Required work: Print exactly the lines from the first one down to the line that contains "const devilTicks = [0.02, 0.04, 0.06, 0.08, 0.1, 0.12, 0.14];", both included, and skip the pictures.

Provided data:
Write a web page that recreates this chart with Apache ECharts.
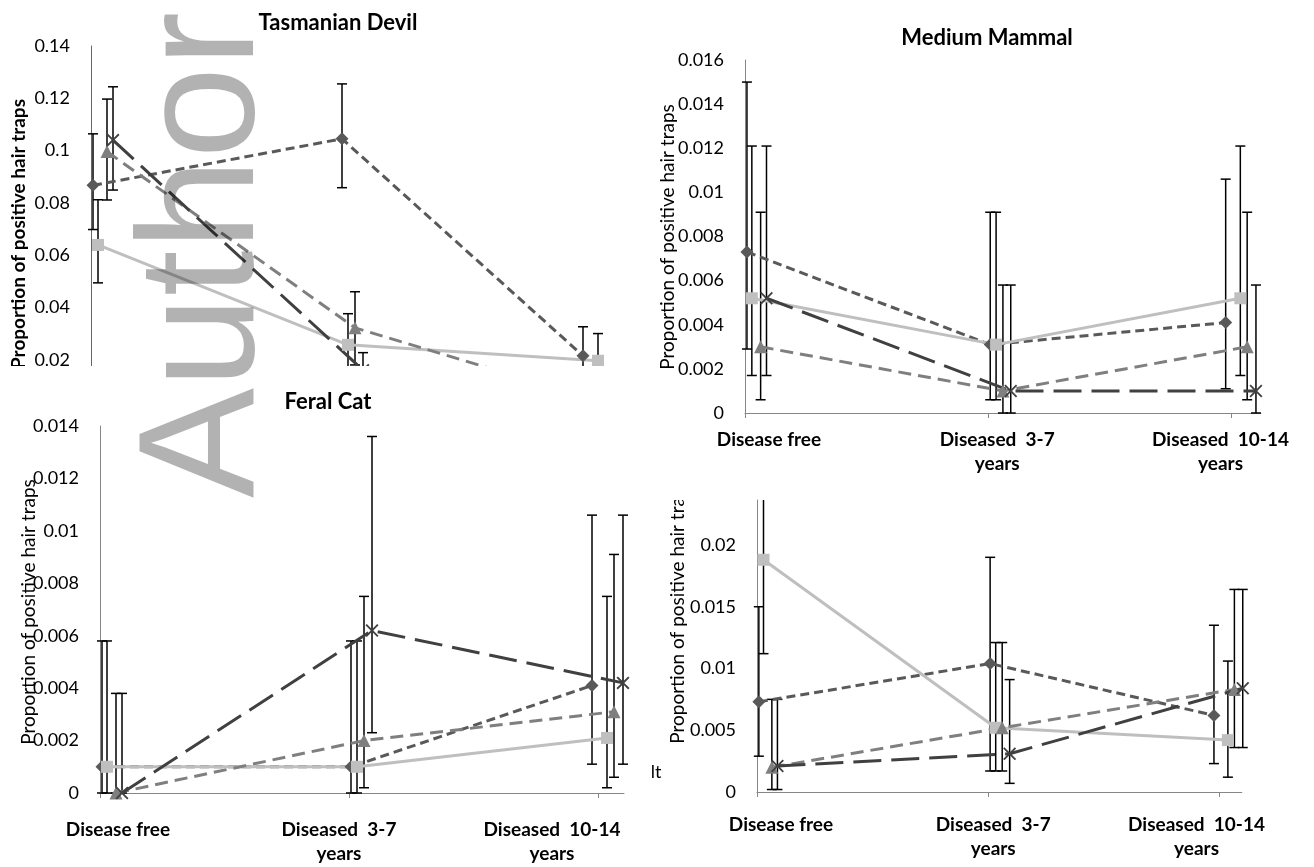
<!DOCTYPE html>
<html><head><meta charset="utf-8">
<script src="https://cdn.jsdelivr.net/npm/echarts@6/dist/echarts.min.js"></script>
<style>html,body{margin:0;padding:0;background:#fff}#c{width:1314px;height:867px}</style>
</head><body><div id="c"></div>
<script>
// ---------------- data ----------------
const categories = ['Disease free', 'Diseased  3-7\nyears', 'Diseased  10-14\nyears'];
const panelTitles = ['Tasmanian Devil', 'Medium Mammal', 'Feral Cat', ''];
const yAxisTitle = 'Proportion of positive hair traps';

// Tasmanian Devil
const devilDiamond = [0.0867, 0.1045, 0.0215];
const devilDiamondLo = [0.0698, 0.0858, 0.011];
const devilDiamondHi = [0.1064, 0.1255, 0.0326];
const devilSquare = [0.0639, 0.0257, 0.0196];
const devilSquareLo = [0.0494, 0.0135, 0.009];
const devilSquareHi = [0.0812, 0.0376, 0.030];
const devilTriangle = [0.0996, 0.0322, 0.0035];
const devilTriangleLo = [0.0811, 0.018, 0.0];
const devilTriangleHi = [0.1197, 0.046, 0.012];
const devilCross = [0.104, 0.016, 0.008];
const devilCrossLo = [0.0849, 0.008, 0.002];
const devilCrossHi = [0.1244, 0.0227, 0.015];
const devilTicks = [0.02, 0.04, 0.06, 0.08, 0.1, 0.12, 0.14];

// Medium Mammal
const mammalDiamond = [0.0073, 0.0031, 0.0041];
const mammalDiamondLo = [0.0029, 0.0006, 0.0011];
const mammalDiamondHi = [0.0150, 0.0091, 0.0106];
const mammalSquare = [0.0052, 0.0031, 0.0052];
const mammalSquareLo = [0.0017, 0.0006, 0.0017];
const mammalSquareHi = [0.0121, 0.0091, 0.0121];
const mammalTriangle = [0.0030, 0.0010, 0.0030];
const mammalTriangleLo = [0.0006, 0.0, 0.0006];
const mammalTriangleHi = [0.0091, 0.0058, 0.0091];
const mammalCross = [0.0052, 0.0010, 0.0010];
const mammalCrossLo = [0.0017, 0.0, 0.0];
const mammalCrossHi = [0.0121, 0.0058, 0.0058];
const mammalTicks = [0, 0.002, 0.004, 0.006, 0.008, 0.01, 0.012, 0.014, 0.016];

// Feral Cat
const catDiamond = [0.0010, 0.0010, 0.0041];
const catDiamondLo = [0.0, 0.0, 0.0011];
const catDiamondHi = [0.0058, 0.0058, 0.0106];
const catSquare = [0.0010, 0.0010, 0.0021];
const catSquareLo = [0.0, 0.0, 0.0002];
const catSquareHi = [0.0058, 0.0058, 0.0075];
const catTriangle = [0.0, 0.0020, 0.0031];
const catTriangleLo = [0.0, 0.0002, 0.0006];
const catTriangleHi = [0.0038, 0.0075, 0.0091];
const catCross = [0.0, 0.0062, 0.0042];
const catCrossLo = [0.0, 0.0023, 0.0011];
const catCrossHi = [0.0038, 0.0136, 0.0106];
const catTicks = [0, 0.002, 0.004, 0.006, 0.008, 0.01, 0.012, 0.014];

// Fourth (untitled) panel
const otherDiamond = [0.0073, 0.0104, 0.0062];
const otherDiamondLo = [0.0029, 0.0017, 0.0023];
const otherDiamondHi = [0.0150, 0.0190, 0.0135];
const otherSquare = [0.0188, 0.0052, 0.0042];
const otherSquareLo = [0.0112, 0.0017, 0.0012];
const otherSquareHi = [0.0270, 0.0121, 0.0106];
const otherTriangle = [0.0020, 0.0052, 0.0083];
const otherTriangleLo = [0.0002, 0.0017, 0.0036];
const otherTriangleHi = [0.0075, 0.0121, 0.0164];
const otherCross = [0.0021, 0.0031, 0.0084];
const otherCrossLo = [0.0002, 0.0007, 0.0036];
const otherCrossHi = [0.0075, 0.0091, 0.0164];
const otherTicks = [0, 0.005, 0.01, 0.015, 0.02];

// ---------------- layout / style ----------------
const FONT = 'Lato, "Noto Sans", sans-serif';
const UNIT = 249; // px per category step
const pointOffsets = [[2, 7, 16, 22], [2, 8, 15, 23], [-6, 9, 16, 25]]; // px, per category, per series
const crossPath = 'path://M0,1L1,0L5,4L9,0L10,1L6,5L10,9L9,10L5,6L1,10L0,9L4,5Z';
const seriesStyles = [
  { color: '#595959', symbol: 'diamond', size: 13, dash: [9, 5] },
  { color: '#bfbfbf', symbol: 'rect', size: 12, dash: 'solid' },
  { color: '#7f7f7f', symbol: 'triangle', size: 13, dash: [13, 7] },
  { color: '#404040', symbol: crossPath, size: 13, dash: [28, 10] }
];

const panels = [
  { grid: { left: 91, top: 46, width: 528, height: 366 }, yMax: 0.14, interval: 0.02, ticks: devilTicks, showX: false,
    sets: [[devilDiamond, devilDiamondLo, devilDiamondHi], [devilSquare, devilSquareLo, devilSquareHi],
           [devilTriangle, devilTriangleLo, devilTriangleHi], [devilCross, devilCrossLo, devilCrossHi]] },
  { grid: { left: 745, top: 60, width: 528, height: 353 }, yMax: 0.016, interval: 0.002, ticks: mammalTicks, showX: true,
    shifts: [24, 9, -11], margin: 15,
    sets: [[mammalDiamond, mammalDiamondLo, mammalDiamondHi], [mammalSquare, mammalSquareLo, mammalSquareHi],
           [mammalTriangle, mammalTriangleLo, mammalTriangleHi], [mammalCross, mammalCrossLo, mammalCrossHi]] },
  { grid: { left: 100, top: 426, width: 524, height: 367 }, yMax: 0.014, interval: 0.002, ticks: catTicks, showX: true,
    shifts: [18, -10, -46], margin: 25,
    sets: [[catDiamond, catDiamondLo, catDiamondHi], [catSquare, catSquareLo, catSquareHi],
           [catTriangle, catTriangleLo, catTriangleHi], [catCross, catCrossLo, catCrossHi]] },
  { grid: { left: 757, top: 500, width: 522, height: 292 }, yMax: 0.02364, interval: 0.005, ticks: otherTicks, showX: true,
    shifts: [24, 5, -23], margin: 21,
    sets: [[otherDiamond, otherDiamondLo, otherDiamondHi], [otherSquare, otherSquareLo, otherSquareHi],
           [otherTriangle, otherTriangleLo, otherTriangleHi], [otherCross, otherCrossLo, otherCrossHi]] }
];

// ---------------- build option ----------------
const grids = [], xAxes = [], yAxes = [], series = [];

function xLabelRich(shifts) {
  const rich = {};
  shifts.forEach(function (s, i) {
    rich['c' + i] = {
      fontFamily: FONT, fontWeight: 'bold', fontSize: 19, color: '#000', lineHeight: 24,
      padding: s >= 0 ? [0, 0, 0, 2 * s] : [0, -2 * s, 0, 0]
    };
  });
  return rich;
}

panels.forEach(function (p, pi) {
  grids.push(Object.assign({ containLabel: false }, p.grid));
  const xMax = p.grid.width / UNIT;
  xAxes.push({
    type: 'value', gridIndex: pi, min: 0, max: xMax, interval: 1,
    show: p.showX,
    splitLine: { show: false },
    axisLine: { show: true, onZero: false, lineStyle: { color: '#868686', width: 1 } },
    axisTick: { show: true, customValues: [0, 1, 2], length: 5, lineStyle: { color: '#868686' } },
    axisLabel: p.showX ? {
      customValues: [0, 1, 2], margin: p.margin, verticalAlign: 'top',
      formatter: function (v) {
        const i = Math.round(v);
        return categories[i].split('\n').map(function (s) { return '{c' + i + '|' + s + '}'; }).join('\n');
      },
      rich: xLabelRich(p.shifts)
    } : { show: false }
  });
  yAxes.push({
    type: 'value', gridIndex: pi, min: 0, max: p.yMax, interval: p.interval,
    splitLine: { show: false },
    axisLine: { show: true, onZero: false, lineStyle: { color: pi === 0 ? '#666' : '#868686', width: 1 } },
    axisTick: { show: false },
    axisLabel: { customValues: p.ticks, margin: 21, color: '#000', fontFamily: FONT, fontSize: 18 }
  });

  p.sets.forEach(function (set, si) {
    const st = seriesStyles[si];
    const vals = set[0], lo = set[1], hi = set[2];
    const xs = vals.map(function (_, ci) { return ci + pointOffsets[ci][si] / UNIT; });
    const yMax = p.yMax;
    series.push({
      type: 'custom', xAxisIndex: pi, yAxisIndex: pi, silent: true,
      data: xs.map(function (x, ci) { return [x, lo[ci], hi[ci]]; }),
      encode: { x: 0, y: [1, 2] },
      renderItem: function (params, api) {
        const x = api.value(0), l = api.value(1), h = api.value(2);
        const capTop = h <= yMax;
        const pLo = api.coord([x, l]);
        const pHi = api.coord([x, Math.min(h, yMax)]);
        const s = { stroke: '#000', lineWidth: 1.5 };
        const children = [
          { type: 'line', shape: { x1: pLo[0], y1: pLo[1], x2: pHi[0], y2: pHi[1] }, style: s },
          { type: 'line', shape: { x1: pLo[0] - 5, y1: pLo[1], x2: pLo[0] + 5, y2: pLo[1] }, style: s }
        ];
        if (capTop) children.push({ type: 'line', shape: { x1: pHi[0] - 5, y1: pHi[1], x2: pHi[0] + 5, y2: pHi[1] }, style: s });
        return { type: 'group', children: children };
      }
    });
    series.push({
      type: 'line', xAxisIndex: pi, yAxisIndex: pi, silent: true, clip: false,
      data: xs.map(function (x, ci) { return [x, vals[ci]]; }),
      symbol: st.symbol, symbolSize: st.size, showAllSymbol: true,
      itemStyle: { color: st.color, borderWidth: 0 },
      lineStyle: { color: st.color, width: 3, type: st.dash, cap: 'butt' },
      animation: false
    });
  });
});

const graphics = [
  // axis titles
  { type: 'text', x: 19, y: 234, rotation: Math.PI / 2, z: 5,
    style: { text: yAxisTitle, font: 'bold 19px ' + FONT, fill: '#000', align: 'center', verticalAlign: 'middle' } },
  { type: 'text', x: 668, y: 237, rotation: Math.PI / 2, z: 5,
    style: { text: yAxisTitle, font: '19px ' + FONT, fill: '#000', align: 'center', verticalAlign: 'middle' } },
  { type: 'text', x: 29, y: 612, rotation: Math.PI / 2, z: 5,
    style: { text: yAxisTitle, font: '19px ' + FONT, fill: '#000', align: 'center', verticalAlign: 'middle' } },
  { type: 'text', x: 678, y: 611, rotation: Math.PI / 2, z: 5,
    style: { text: yAxisTitle, font: '19px ' + FONT, fill: '#000', align: 'center', verticalAlign: 'middle' } },
  // cropping masks
  { type: 'rect', shape: { x: 0, y: 366, width: 650, height: 48 }, style: { fill: '#fff' }, z: 20, silent: true },
  { type: 'rect', shape: { x: 660, y: 466, width: 40, height: 34 }, style: { fill: '#fff' }, z: 20, silent: true },
  // stray fragment
  { type: 'text', x: 656, y: 772, z: 5,
    style: { text: 'lt', font: '18px ' + FONT, fill: '#000', align: 'center', verticalAlign: 'middle' } },
  // panel titles
  { type: 'text', x: 338, y: 23, z: 30,
    style: { text: panelTitles[0], font: 'bold 22px ' + FONT, fill: '#000', align: 'center', verticalAlign: 'middle' } },
  { type: 'text', x: 987, y: 38, z: 30,
    style: { text: panelTitles[1], font: 'bold 22px ' + FONT, fill: '#000', align: 'center', verticalAlign: 'middle' } },
  { type: 'text', x: 328, y: 402, z: 30,
    style: { text: panelTitles[2], font: 'bold 22px ' + FONT, fill: '#000', align: 'center', verticalAlign: 'middle' } },
  // watermark
  { type: 'text', x: 207, y: 498, rotation: Math.PI / 2, z: 40, silent: true,
    style: { text: 'Author', font: '165px "Liberation Sans", Arial, sans-serif', fill: 'rgba(0,0,0,0.3)', align: 'left', verticalAlign: 'middle' } }
];

const chart = echarts.init(document.getElementById('c'), null, { renderer: 'canvas' });
chart.setOption({
  backgroundColor: '#fff',
  animation: false,
  grid: grids,
  xAxis: xAxes,
  yAxis: yAxes,
  series: series,
  graphic: { elements: graphics }
});
</script>
</body></html>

Result:
Write a web page that recreates this chart with Apache ECharts.
<!DOCTYPE html>
<html><head><meta charset="utf-8">
<script src="https://cdn.jsdelivr.net/npm/echarts@6/dist/echarts.min.js"></script>
<style>html,body{margin:0;padding:0;background:#fff}#c{width:1314px;height:867px}</style>
</head><body><div id="c"></div>
<script>
// ---------------- data ----------------
const categories = ['Disease free', 'Diseased  3-7\nyears', 'Diseased  10-14\nyears'];
const panelTitles = ['Tasmanian Devil', 'Medium Mammal', 'Feral Cat', ''];
const yAxisTitle = 'Proportion of positive hair traps';

// Tasmanian Devil
const devilDiamond = [0.0867, 0.1045, 0.0215];
const devilDiamondLo = [0.0698, 0.0858, 0.011];
const devilDiamondHi = [0.1064, 0.1255, 0.0326];
const devilSquare = [0.0639, 0.0257, 0.0196];
const devilSquareLo = [0.0494, 0.0135, 0.009];
const devilSquareHi = [0.0812, 0.0376, 0.030];
const devilTriangle = [0.0996, 0.0322, 0.0035];
const devilTriangleLo = [0.0811, 0.018, 0.0];
const devilTriangleHi = [0.1197, 0.046, 0.012];
const devilCross = [0.104, 0.016, 0.008];
const devilCrossLo = [0.0849, 0.008, 0.002];
const devilCrossHi = [0.1244, 0.0227, 0.015];
const devilTicks = [0.02, 0.04, 0.06, 0.08, 0.1, 0.12, 0.14];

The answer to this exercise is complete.